RFC(v2): Audit Kernel Container IDs

Casey Schaufler casey at schaufler-ca.com
Tue Oct 17 16:43:18 UTC 2017

On 10/17/2017 8:44 AM, James Bottomley wrote:
> On Tue, 2017-10-17 at 11:28 -0400, Simo Sorce wrote:
>>> Without a *kernel* policy on containerIDs you can't say what
>>> security policy is being exempted.
>> The policy has been basically stated earlier.
>> A way to track a set of processes from a specific point in time
>> forward. The name used is "container id", but it could be anything.
>> This marker is mostly used by user space to track process hierarchies
>> without races, these processes can be very privileged, and must not
>> be allowed to change the marker themselves when granted the current
>> common capabilities.
>> Is this a good enough description ? If not can you clarify your
>> expectations ?
> I think you mean you want to be able to apply a label to a process
> which is inherited across forks.

That would be PTAGS. I agree that such a general mechanism
could be very useful for a variety of purposes, not just
containers. I do not agree that a single integer (e.g. a
containerID) warrants more than trivial mechanism.

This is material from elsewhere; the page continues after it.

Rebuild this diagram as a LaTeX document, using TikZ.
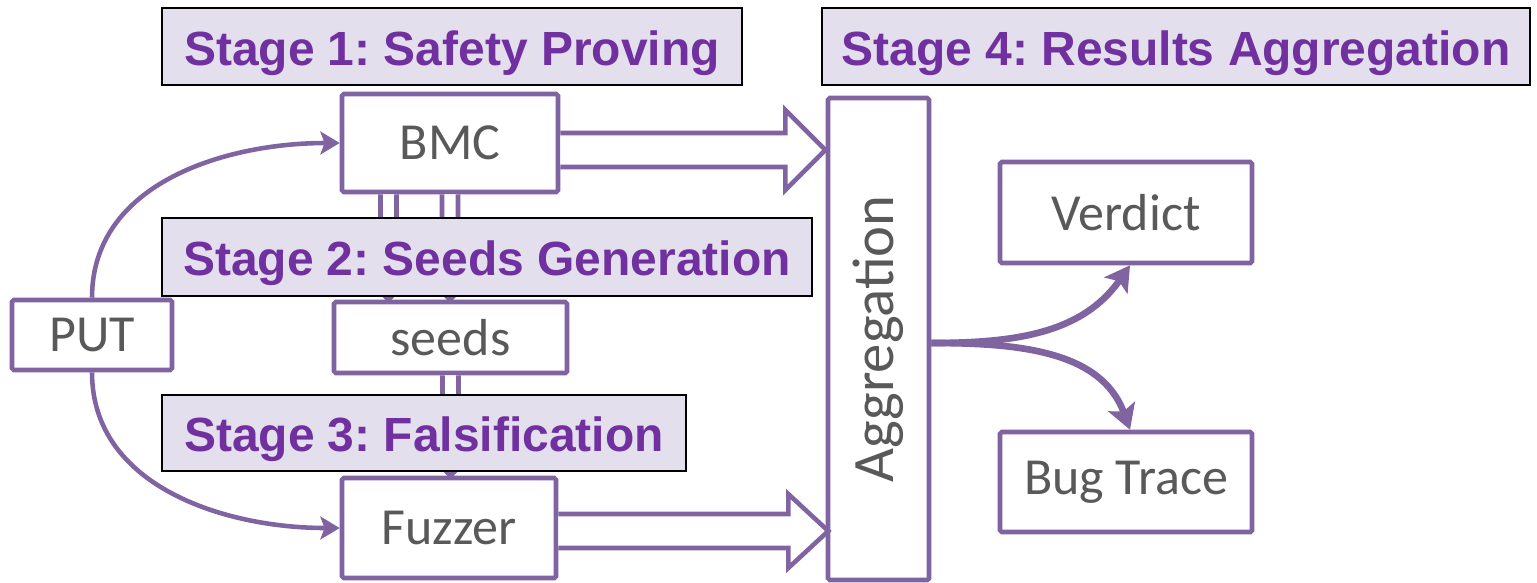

> The label should only be susceptible
> to modification by something possessing a capability (which one TBD).

I think that the reason we're going to have crying and gnashing
of teeth is that whatever capability is used. There will always be
an issue of the capability granted being less specific than the
application security model would like.

And no, we're not going down the 330 capabilities road. It's been
done in the UNIX world. Application security models hate that
just as much as they hate the coarser granularity.

> The idea is that processes spawned into a container would be labelled
> by the container orchestration system.  It's unclear what should happen
> to processes using nsenter after the fact, but policy for that should
> be up to the orchestration system.

I'm fine with that. The user space policy can be anything y'all like.

> The label will be used as a tag for audit information.

Deep breath ...

Which *is* a kernel security policy mechanism. Since the "label"
is part of the audit information that the kernel is guaranteeing
changing it would be covered by CAP_AUDIT_CONTROL. If the kernel
does not use the "label" for any other purpose this is the only
capability that makes sense for it.

> I think you were missing label inheritance above.
> The security implications are that anything that can change the label
> could also hide itself and its doings from the audit system and thus
> would be used as a means to evade detection.  

Yes. This is a consequence of the capability granularity. There is
no way we can make the capability granularity sufficiently fine to
prevent this. No one wants the 330 capabilities that Data General
had in their secure UNIX system. 

> I actually think this
> means the label should be write once (once you've set it, you can't
> change it) and orchestration systems should begin as unlabelled
> processes allowing them to do arbitrary forks.
> For nested containers, I actually think the label should be
> hierarchical, so you can add a label for the new nested container but
> it still also contains its parents label as well.

You can't support this reasonably with a single containerID.
You want PTAGS for this. I know that there is resistance to
requiring anything beyond what's in the base kernel (and for
good reasons) for containers. Especially something that is
pending future work. But let's not jam something into the base
kernel that isn't really going to address the issue.